Também acho necessário repensar a estrutura das carreiras policiais, que em geral são profissionais que ganham geralmente muito pouco, com péssimas condições de trabalho e que, portanto, acabam tendo um impacto mais violento sobre a população, sem formação em direitos humanos. E o tema da própria desmilitarização das polícias, que hoje seguem uma lógica violenta e repressiva, não de atenção à população, sem prezar por direitos. Acho que essas são algumas medidas para que o Brasil possa repensar sua política de segurança pública.”

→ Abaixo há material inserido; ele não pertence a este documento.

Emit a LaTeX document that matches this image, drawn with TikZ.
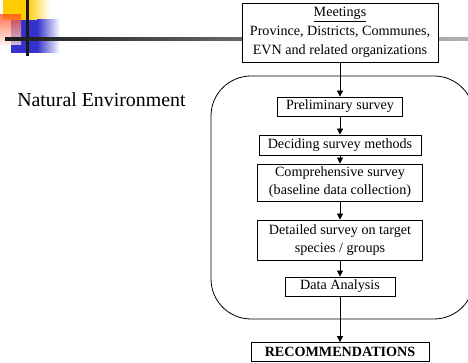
\documentclass[tikz,border=0pt]{standalone}
\usepackage{fontspec}
\setmainfont{Liberation Serif}
\usetikzlibrary{arrows.meta, positioning}
\newcommand{\boxfont}{\fontsize{10.6}{13.5}\selectfont}
\newcommand{\titlefont}{\fontsize{14.9}{18}\selectfont}
\definecolor{decoyellow}{HTML}{FFCC00}
\definecolor{decored}{HTML}{FF4B1E}
\definecolor{decoblue}{HTML}{3333CC}
\tikzset{
    stagebox/.style={draw, fill=white, line width=0.6pt, inner sep=1.5pt, align=center, font=\boxfont},
    flowarrow/.style={-{Triangle[length=4.5pt,width=4.5pt]}, line width=0.6pt},
    envframe/.style={draw, rounded corners=30pt, line width=0.6pt}
}

\begin{document}
\begin{tikzpicture}[x=0.75pt, y=-0.75pt]
    \useasboundingbox (0,0) rectangle (468,363);
    \clip (0,0) rectangle (468,363);

    % Slide corner decoration
    \fill[decoyellow] (3,0) rectangle (27,20);
    \shade[left color=decoyellow, right color=white] (27,0) rectangle (50,20);
    \fill[decoblue] (11,20) rectangle (37,53);
    \shade[left color=decoblue, right color=white] (37,20) rectangle (60,53);
    \shade[top color=decored, bottom color=decored!10, opacity=0.75] (0,15) rectangle (21,45);
    \fill[black!90] (26,0) rectangle (29,56);
    \shade[left color=black!90, right color=black!30] (5,38) rectangle (468,41);

    \node[anchor=base west, font=\titlefont, inner sep=0pt] (envlabel) at (17,107) {Natural Environment};

    % Frame of the survey stages
    \draw[envframe] (211,76) rectangle (474,319);

    \node[stagebox, minimum width=147pt, minimum height=44.25pt, font=\fontsize{10.6}{14.5}\selectfont] (meet) at (340,32.5) {\underline{Meetings}\\Province, Districts, Communes,\\EVN and related organizations};
    \node[stagebox, minimum width=93.75pt, minimum height=14.25pt] (prelim) at (340,106.5) {Preliminary survey};
    \node[stagebox, minimum width=121.5pt, minimum height=15pt] (methods) at (340,145) {Deciding survey methods};
    \node[stagebox, minimum width=123.75pt, minimum height=27.75pt] (compre) at (340,182.5) {Comprehensive survey\\(baseline data collection)};
    \node[stagebox, minimum width=123.75pt, minimum height=30pt] (detail) at (340,240) {Detailed survey on target\\species / groups};
    \node[stagebox, minimum width=82.5pt, minimum height=14.25pt] (analysis) at (340,286.5) {Data Analysis};
    \node[stagebox, minimum width=133.5pt, minimum height=14.25pt, font=\boxfont\bfseries] (recom) at (340,352) {RECOMMENDATIONS};

    % Flow from meetings down to recommendations
    \draw[flowarrow] (meet) -- (prelim);
    \draw[flowarrow] (prelim) -- (methods);
    \draw[flowarrow] (methods) -- (compre);
    \draw[flowarrow] (compre) -- (detail);
    \draw[flowarrow] (detail) -- (analysis);
    \draw[flowarrow] (analysis) -- (recom);
\end{tikzpicture}
\end{document}
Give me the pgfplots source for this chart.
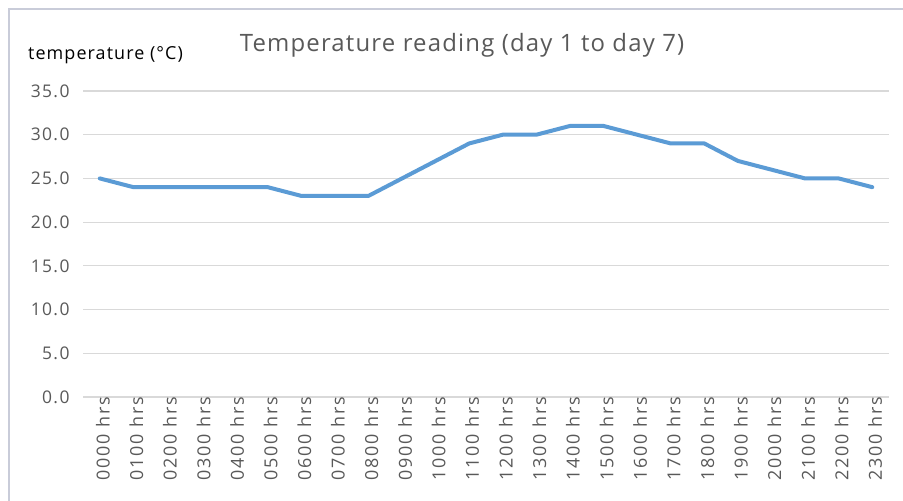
\documentclass[border=0pt]{standalone}
\usepackage{fontspec}
\setmainfont{Open Sans}
\newfontfamily\xtf[LetterSpace=10]{Open Sans}
\newfontfamily\ytf[LetterSpace=8]{Open Sans}
\newfontfamily\ttf[LetterSpace=5]{Open Sans}
\newfontfamily\ltf[LetterSpace=6]{Open Sans}
\usepackage{pgfplots}
\pgfplotsset{compat=1.18}
\definecolor{serie}{HTML}{5B9BD5}
\definecolor{gridc}{HTML}{D9D9D9}
\definecolor{txt}{HTML}{595959}
\definecolor{bord}{HTML}{C9CCD9}
\begin{document}
\begin{tikzpicture}[x=1bp,y=1bp]
\useasboundingbox (0,0) rectangle (903,501);
\fill[white] (0,0) rectangle (903,501);
\draw[bord, line width=2.5bp] (9,0) -- (9,492) -- (903,492);
\begin{axis}[
  at={(83bp,104bp)}, anchor=south west,
  scale only axis, width=806bp, height=306bp,
  xmin=-0.5, xmax=23.5, ymin=0, ymax=35,
  ytick={0,5,...,35},
  xtick={0,...,23},
  xticklabels={0000 hrs,0100 hrs,0200 hrs,0300 hrs,0400 hrs,0500 hrs,0600 hrs,0700 hrs,0800 hrs,0900 hrs,1000 hrs,1100 hrs,1200 hrs,1300 hrs,1400 hrs,1500 hrs,1600 hrs,1700 hrs,1800 hrs,1900 hrs,2000 hrs,2100 hrs,2200 hrs,2300 hrs},
  xticklabel style={rotate=90, anchor=east, font=\xtf\fontsize{18}{20}\selectfont, text=txt, inner sep=0pt, yshift=-3bp},
  yticklabel style={font=\ytf\fontsize{17.5}{19}\selectfont, text=txt, /pgf/number format/.cd, fixed, fixed zerofill, precision=1, assume math mode=true},
  /pgf/number format/assume math mode=true,
  yticklabel shift=10bp,
  major tick length=0pt,
  axis line style={draw=none},
  ymajorgrids, grid style={gridc, line width=1.2bp},
]
\addplot[serie, line width=4bp, line join=round, line cap=round, mark=none] coordinates {
(0,25) (1,24) (2,24) (3,24) (4,24) (5,24) (6,23) (7,23) (8,23) (9,25) (10,27) (11,29)
(12,30) (13,30) (14,31) (15,31) (16,30) (17,29) (18,29) (19,27) (20,26) (21,25) (22,25) (23,24)
};
\end{axis}
\node[text=txt, font=\ttf\fontsize{24}{27}\selectfont] at (462,456) {Temperature reading (day 1 to day 7)};
\node[anchor=west, text=black, font=\ltf\fontsize{18}{20}\selectfont, inner sep=0pt] at (28,446) {temperature (°C)};
\end{tikzpicture}
\end{document}
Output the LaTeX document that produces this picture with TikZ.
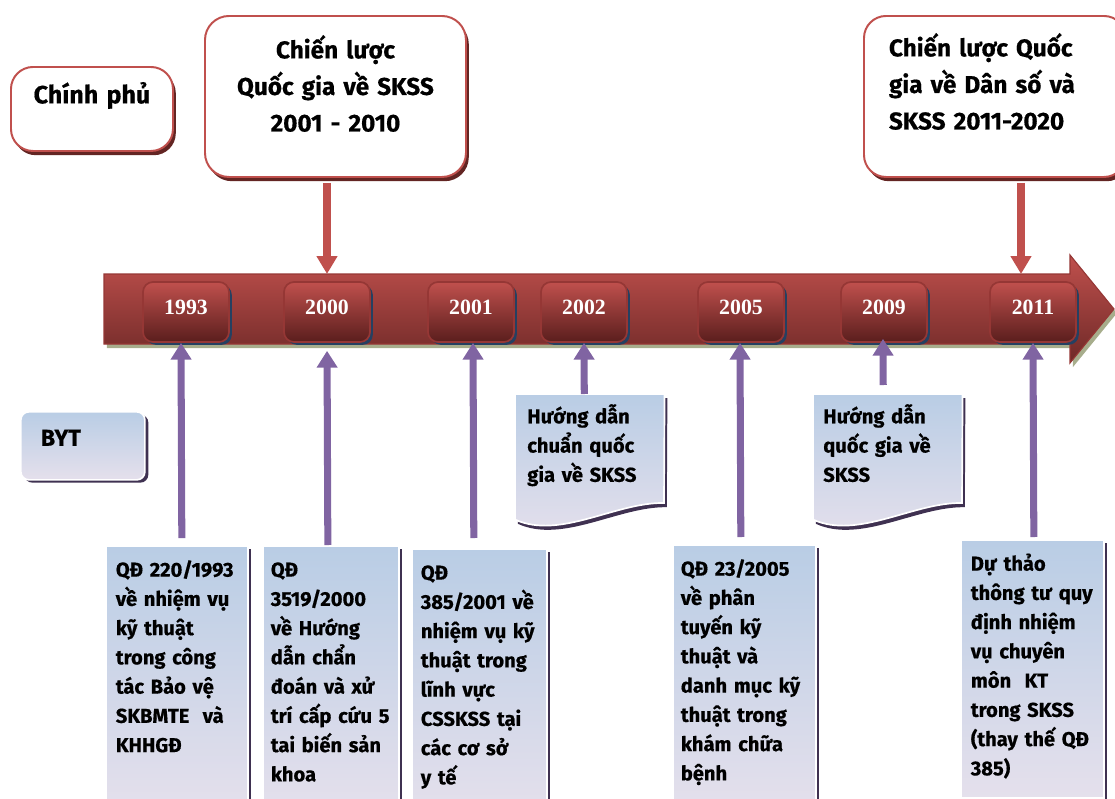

ENCARCERAMENTO EM MASSA E DROGAS

“Como disse anteriormente, sou favorável à legalização das drogas. A começar pela própria maconha. Na última legislatura a gente desarquivou o projeto de lei do deputado Jean Wyllys [PL nº 7270/14] e pretendemos fazer a mesma coisa. Essa é uma pauta que dá início ao pensamento de uma outra política de drogas para o Brasil, que não sirva para alimentar a hipocrisia e o lucro de poucos grandes reis do tráfico internacional, que têm costas quentes, que têm relações políticas e institucionais; enquanto a maioria, tanto dos usuários quanto daqueles que não têm nenhuma relação com toda a cadeia do tráfico, são penalizados, hiper encarcerados, assassinados e presos. Então nós queremos que o Brasil mude esta lógica.”

MACHISMO

“O machismo, infelizmente, é parte estruturante da sociedade brasileira e também da política, para mulheres, parlamentares. Já fui vítima de diversas formas, sempre recebendo ofensas sobre meu corpo, minha forma física, mas acho que se manifestou de forma mais profunda quando me tornei mãe e precisei brigar para que a Câmara reconhecesse a maternidade como de fato um direito. Antes, deputadas em licença maternidade eram registradas como ‘ausentes’, o que acarretava numa confusão com a população e não apresentava a maternidade como direito. Eu estava sob licença, e não tinha ‘faltado’ àquela sessão. A partir dessa luta, isso se alterou. Esse machismo que recai sobre as mães, falta de espaço para amamentação, de tempo… Isso recai sobre as mulheres brasileiras. Mesmo tendo noção disso, senti mais quando me tornei mãe – ainda mais sendo uma mãe na política.”

BANCADA FEMININA

“Apesar das inúmeras diferenças que existem entre as deputadas, há algumas pautas que acredito que sejam de comum acordo. Um desses temas diz respeito à igualdade salarial, que atinge todas as mulheres brasileiras, e que pode ser abraçada por todos os espectros políticos e ideológicos representados na Câmara. Outro tema é o compromisso que diz respeito ao enfrentamento da violência contra as mulheres. Foi assim na outra legislatura e acredito que vai se repetir nesta que se inicia. Precisamos tentar encontrar essas pautas em comum.

É verdade que muitas pautas a serem debatidas terão divergências, mas não acho que seja um problema. As visões e opiniões devem ser apresentadas. Da minha parte, não deixarei de pautar temas que não são consenso entre todas, mas que são muitíssimo necessários, como os direitos sexuais e reprodutivos.”

PRINCIPAIS PAUTAS

“Minha pauta prioritária será sempre a vida das mulheres e sua luta pela sobrevivência. Essa é uma temática transversal, que permeia todos os outros temas sociais, econômicos e estruturais. Depois que tive filho, fiquei com muita vontade de estudar mais sobre a primeira infância e trabalhar com essa temática no Congresso. Mas vejo que a primeira infância, assim como tantas outras pautas, está diretamente ligada à temática das mulheres. Sou uma deputada feminista e minha pauta, certamente, está voltada para que as mulheres tenham mais direitos.”